** START OF Excerpted data **
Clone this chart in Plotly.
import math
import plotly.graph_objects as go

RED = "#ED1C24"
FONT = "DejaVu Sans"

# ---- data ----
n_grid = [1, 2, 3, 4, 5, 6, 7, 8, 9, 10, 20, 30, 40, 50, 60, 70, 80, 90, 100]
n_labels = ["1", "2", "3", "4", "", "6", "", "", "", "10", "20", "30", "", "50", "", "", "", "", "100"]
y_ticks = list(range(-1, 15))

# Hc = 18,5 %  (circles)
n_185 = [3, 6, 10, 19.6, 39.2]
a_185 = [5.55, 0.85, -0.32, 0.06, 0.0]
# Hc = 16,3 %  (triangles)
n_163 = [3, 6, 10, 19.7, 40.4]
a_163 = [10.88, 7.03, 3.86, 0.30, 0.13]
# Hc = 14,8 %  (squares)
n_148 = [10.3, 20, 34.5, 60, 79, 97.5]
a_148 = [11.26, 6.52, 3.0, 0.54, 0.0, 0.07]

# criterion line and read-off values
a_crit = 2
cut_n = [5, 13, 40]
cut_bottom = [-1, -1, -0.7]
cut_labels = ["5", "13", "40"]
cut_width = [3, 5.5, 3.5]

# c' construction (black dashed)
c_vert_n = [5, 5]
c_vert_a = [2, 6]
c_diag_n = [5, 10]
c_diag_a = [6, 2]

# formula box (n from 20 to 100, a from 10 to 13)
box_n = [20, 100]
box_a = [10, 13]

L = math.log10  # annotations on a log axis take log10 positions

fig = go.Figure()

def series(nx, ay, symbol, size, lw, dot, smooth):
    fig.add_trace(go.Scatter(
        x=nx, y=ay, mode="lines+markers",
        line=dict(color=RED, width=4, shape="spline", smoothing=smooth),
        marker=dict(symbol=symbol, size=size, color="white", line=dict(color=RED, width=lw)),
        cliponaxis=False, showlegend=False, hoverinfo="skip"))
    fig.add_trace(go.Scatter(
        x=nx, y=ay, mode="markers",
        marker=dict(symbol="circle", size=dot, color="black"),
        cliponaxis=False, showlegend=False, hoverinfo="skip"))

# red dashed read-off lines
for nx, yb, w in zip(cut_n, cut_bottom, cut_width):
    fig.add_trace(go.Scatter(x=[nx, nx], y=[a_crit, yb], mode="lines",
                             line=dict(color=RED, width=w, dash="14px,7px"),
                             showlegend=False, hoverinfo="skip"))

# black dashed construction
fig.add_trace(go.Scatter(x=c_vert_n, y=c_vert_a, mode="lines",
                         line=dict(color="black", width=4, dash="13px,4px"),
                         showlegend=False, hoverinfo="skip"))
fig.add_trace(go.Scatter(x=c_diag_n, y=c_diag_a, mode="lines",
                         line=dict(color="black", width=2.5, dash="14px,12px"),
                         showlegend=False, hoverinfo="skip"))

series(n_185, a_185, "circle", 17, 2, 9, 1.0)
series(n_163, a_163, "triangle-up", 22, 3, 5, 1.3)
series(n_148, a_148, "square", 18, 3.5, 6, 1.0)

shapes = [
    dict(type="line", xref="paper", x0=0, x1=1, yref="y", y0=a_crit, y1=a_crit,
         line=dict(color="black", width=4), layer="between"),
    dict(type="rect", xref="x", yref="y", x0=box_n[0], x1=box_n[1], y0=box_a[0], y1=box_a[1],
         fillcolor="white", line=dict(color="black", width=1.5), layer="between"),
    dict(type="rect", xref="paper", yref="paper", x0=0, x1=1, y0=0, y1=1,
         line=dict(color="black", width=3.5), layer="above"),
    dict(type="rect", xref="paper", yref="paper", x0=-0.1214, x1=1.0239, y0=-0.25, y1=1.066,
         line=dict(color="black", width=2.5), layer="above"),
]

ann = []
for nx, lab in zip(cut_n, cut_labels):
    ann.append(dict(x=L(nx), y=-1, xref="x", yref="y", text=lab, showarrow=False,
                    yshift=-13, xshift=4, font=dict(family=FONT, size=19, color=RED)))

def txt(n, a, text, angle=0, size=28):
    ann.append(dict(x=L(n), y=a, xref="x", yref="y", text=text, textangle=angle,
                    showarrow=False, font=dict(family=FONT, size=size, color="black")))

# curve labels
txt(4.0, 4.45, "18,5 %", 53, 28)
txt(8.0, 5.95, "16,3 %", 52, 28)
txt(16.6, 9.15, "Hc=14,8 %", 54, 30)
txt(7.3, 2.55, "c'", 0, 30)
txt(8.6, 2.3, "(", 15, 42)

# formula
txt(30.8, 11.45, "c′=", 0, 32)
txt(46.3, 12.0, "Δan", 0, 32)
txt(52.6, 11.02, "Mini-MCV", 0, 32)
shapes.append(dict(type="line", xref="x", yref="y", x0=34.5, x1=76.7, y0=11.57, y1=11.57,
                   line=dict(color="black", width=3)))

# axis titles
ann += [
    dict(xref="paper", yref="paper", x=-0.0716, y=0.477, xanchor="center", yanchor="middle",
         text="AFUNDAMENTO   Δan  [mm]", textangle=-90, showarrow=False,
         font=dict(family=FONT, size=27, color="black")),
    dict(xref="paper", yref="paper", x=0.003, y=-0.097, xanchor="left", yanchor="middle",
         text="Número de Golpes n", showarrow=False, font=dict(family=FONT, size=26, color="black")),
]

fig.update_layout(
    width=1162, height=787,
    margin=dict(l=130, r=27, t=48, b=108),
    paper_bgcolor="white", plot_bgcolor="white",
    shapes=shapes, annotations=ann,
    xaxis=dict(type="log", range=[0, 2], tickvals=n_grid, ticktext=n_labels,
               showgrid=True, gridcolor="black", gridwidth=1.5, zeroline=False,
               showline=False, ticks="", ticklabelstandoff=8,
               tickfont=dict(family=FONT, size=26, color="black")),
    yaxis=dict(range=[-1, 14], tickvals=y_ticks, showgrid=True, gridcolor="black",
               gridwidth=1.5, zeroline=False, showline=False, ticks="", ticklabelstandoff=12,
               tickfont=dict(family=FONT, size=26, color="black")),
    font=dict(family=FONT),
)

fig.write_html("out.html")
** END OF Excerpted data **
** START OF Excerpted data **
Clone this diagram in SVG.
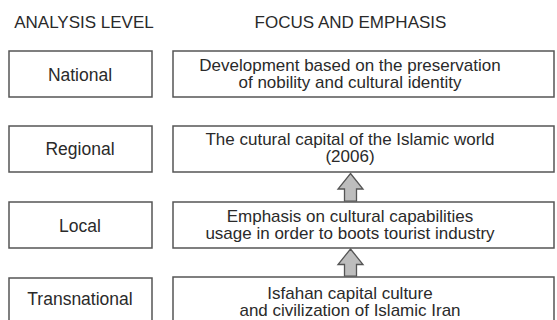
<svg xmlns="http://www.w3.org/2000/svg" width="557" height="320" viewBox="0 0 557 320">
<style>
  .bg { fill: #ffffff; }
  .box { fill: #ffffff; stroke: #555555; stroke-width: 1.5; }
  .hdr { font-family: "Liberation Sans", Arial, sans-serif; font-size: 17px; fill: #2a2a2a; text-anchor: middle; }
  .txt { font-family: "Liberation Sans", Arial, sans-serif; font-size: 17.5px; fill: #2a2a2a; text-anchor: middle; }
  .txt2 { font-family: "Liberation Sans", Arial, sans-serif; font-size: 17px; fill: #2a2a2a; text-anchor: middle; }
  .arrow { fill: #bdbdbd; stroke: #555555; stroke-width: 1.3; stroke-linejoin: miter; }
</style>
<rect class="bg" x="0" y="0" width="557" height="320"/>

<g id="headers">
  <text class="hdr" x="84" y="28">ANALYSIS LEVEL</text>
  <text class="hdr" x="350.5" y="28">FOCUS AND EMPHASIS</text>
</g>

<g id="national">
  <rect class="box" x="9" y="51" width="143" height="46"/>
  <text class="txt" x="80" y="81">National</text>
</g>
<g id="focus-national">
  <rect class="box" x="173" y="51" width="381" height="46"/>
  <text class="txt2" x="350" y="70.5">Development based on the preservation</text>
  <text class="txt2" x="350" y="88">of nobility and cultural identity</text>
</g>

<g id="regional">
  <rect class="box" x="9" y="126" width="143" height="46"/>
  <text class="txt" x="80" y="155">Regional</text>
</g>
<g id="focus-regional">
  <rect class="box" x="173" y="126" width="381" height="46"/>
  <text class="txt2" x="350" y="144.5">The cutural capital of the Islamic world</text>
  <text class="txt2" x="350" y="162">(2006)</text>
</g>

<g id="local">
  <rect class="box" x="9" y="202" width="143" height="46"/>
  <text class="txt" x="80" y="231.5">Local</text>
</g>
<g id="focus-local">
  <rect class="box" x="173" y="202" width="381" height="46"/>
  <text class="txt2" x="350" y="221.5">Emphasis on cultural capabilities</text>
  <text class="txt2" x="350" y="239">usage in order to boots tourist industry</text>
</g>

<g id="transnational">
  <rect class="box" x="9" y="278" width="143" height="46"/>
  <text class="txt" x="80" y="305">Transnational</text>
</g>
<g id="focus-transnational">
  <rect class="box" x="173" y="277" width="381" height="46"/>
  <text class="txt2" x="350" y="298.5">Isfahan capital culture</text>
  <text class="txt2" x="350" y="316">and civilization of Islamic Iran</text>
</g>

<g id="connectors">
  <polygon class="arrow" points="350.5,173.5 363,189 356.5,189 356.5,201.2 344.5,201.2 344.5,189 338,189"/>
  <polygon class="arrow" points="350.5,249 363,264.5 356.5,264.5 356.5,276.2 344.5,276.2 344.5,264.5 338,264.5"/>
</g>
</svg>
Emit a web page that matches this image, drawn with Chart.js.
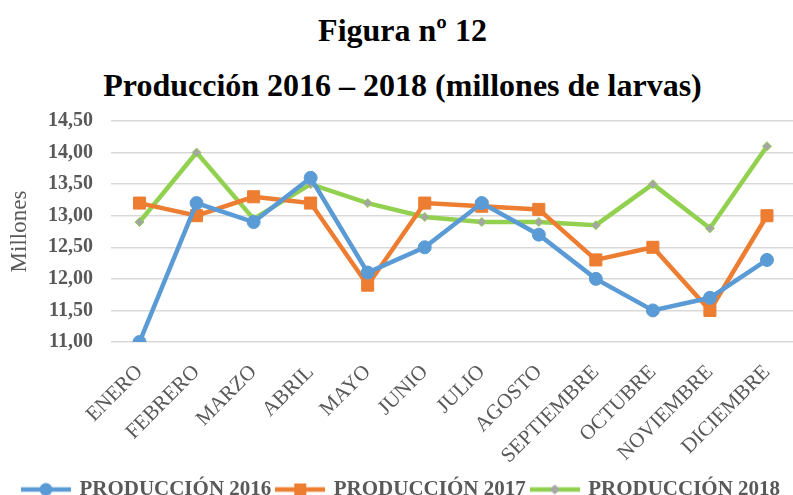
** END OF Excerpted data **
** START OF Excerpted data **
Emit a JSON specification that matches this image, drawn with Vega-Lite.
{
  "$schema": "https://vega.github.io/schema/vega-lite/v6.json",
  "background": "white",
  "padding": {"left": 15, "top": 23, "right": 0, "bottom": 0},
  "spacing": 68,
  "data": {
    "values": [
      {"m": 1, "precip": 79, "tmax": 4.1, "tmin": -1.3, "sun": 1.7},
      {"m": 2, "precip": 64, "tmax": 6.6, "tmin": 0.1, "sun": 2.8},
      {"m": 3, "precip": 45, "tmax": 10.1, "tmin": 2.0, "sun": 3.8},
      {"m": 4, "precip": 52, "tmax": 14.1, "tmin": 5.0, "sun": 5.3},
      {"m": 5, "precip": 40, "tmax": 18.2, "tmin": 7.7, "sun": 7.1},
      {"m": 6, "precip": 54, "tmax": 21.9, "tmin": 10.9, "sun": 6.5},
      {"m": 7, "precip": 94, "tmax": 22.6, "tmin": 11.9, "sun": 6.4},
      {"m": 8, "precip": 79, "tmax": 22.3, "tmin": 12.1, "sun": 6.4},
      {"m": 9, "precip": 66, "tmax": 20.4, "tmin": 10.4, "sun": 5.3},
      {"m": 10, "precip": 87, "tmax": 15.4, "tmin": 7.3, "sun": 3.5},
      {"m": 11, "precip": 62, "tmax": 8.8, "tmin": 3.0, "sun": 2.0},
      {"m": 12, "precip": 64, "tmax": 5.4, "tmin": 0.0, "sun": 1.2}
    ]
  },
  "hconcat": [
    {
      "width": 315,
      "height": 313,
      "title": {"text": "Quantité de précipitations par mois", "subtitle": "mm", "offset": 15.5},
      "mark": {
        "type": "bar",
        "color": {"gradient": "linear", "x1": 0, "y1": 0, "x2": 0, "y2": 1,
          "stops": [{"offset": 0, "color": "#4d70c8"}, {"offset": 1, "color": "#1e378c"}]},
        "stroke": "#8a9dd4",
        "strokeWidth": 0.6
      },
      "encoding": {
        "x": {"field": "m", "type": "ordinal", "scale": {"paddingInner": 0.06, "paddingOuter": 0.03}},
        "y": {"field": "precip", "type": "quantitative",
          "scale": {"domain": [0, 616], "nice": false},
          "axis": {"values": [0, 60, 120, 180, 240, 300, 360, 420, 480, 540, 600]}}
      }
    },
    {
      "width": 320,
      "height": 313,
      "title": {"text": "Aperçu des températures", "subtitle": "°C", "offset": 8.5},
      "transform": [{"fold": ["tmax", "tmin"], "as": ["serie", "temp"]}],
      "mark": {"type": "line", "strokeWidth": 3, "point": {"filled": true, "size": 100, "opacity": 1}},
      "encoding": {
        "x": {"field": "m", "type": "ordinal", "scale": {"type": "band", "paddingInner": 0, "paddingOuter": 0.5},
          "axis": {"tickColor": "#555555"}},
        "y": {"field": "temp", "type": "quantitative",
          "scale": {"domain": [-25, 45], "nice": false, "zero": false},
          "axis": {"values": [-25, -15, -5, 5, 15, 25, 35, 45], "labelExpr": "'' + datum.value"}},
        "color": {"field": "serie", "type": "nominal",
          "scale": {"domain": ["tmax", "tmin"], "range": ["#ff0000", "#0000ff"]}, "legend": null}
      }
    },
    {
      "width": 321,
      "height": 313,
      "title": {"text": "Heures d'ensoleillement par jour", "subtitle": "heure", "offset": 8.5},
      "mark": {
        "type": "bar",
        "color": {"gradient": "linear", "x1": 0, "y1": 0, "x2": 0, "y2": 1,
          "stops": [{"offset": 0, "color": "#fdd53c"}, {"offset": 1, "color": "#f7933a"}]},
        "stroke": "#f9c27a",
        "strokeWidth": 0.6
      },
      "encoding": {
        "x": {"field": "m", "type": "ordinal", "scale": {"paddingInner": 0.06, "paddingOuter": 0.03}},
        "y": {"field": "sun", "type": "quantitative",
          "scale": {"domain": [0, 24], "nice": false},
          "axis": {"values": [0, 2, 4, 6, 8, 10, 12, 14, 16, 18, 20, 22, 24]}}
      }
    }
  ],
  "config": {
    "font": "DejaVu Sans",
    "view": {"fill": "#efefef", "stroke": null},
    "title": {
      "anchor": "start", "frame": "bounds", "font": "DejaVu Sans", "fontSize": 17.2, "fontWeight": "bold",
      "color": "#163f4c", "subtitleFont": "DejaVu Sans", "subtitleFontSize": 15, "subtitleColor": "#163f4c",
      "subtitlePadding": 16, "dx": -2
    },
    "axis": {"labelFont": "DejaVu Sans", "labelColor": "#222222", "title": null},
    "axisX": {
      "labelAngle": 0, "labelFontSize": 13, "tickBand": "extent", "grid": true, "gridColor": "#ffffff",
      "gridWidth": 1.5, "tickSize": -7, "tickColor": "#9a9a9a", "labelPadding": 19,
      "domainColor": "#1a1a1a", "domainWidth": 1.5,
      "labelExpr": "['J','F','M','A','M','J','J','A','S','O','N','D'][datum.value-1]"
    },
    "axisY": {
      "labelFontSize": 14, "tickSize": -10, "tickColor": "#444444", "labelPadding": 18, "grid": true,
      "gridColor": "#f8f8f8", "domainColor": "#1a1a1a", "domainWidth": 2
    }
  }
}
** END OF Excerpted data **
Your task is to repeat exactly the lines from the one that contains "Clone this chart in Plotly." through the one that contains "a_148 = [11.26, 6.52, 3.0, 0.54, 0.0, 0.07]", with both end lines included.

Clone this chart in Plotly.
import math
import plotly.graph_objects as go

RED = "#ED1C24"
FONT = "DejaVu Sans"

# ---- data ----
n_grid = [1, 2, 3, 4, 5, 6, 7, 8, 9, 10, 20, 30, 40, 50, 60, 70, 80, 90, 100]
n_labels = ["1", "2", "3", "4", "", "6", "", "", "", "10", "20", "30", "", "50", "", "", "", "", "100"]
y_ticks = list(range(-1, 15))

# Hc = 18,5 %  (circles)
n_185 = [3, 6, 10, 19.6, 39.2]
a_185 = [5.55, 0.85, -0.32, 0.06, 0.0]
# Hc = 16,3 %  (triangles)
n_163 = [3, 6, 10, 19.7, 40.4]
a_163 = [10.88, 7.03, 3.86, 0.30, 0.13]
# Hc = 14,8 %  (squares)
n_148 = [10.3, 20, 34.5, 60, 79, 97.5]
a_148 = [11.26, 6.52, 3.0, 0.54, 0.0, 0.07]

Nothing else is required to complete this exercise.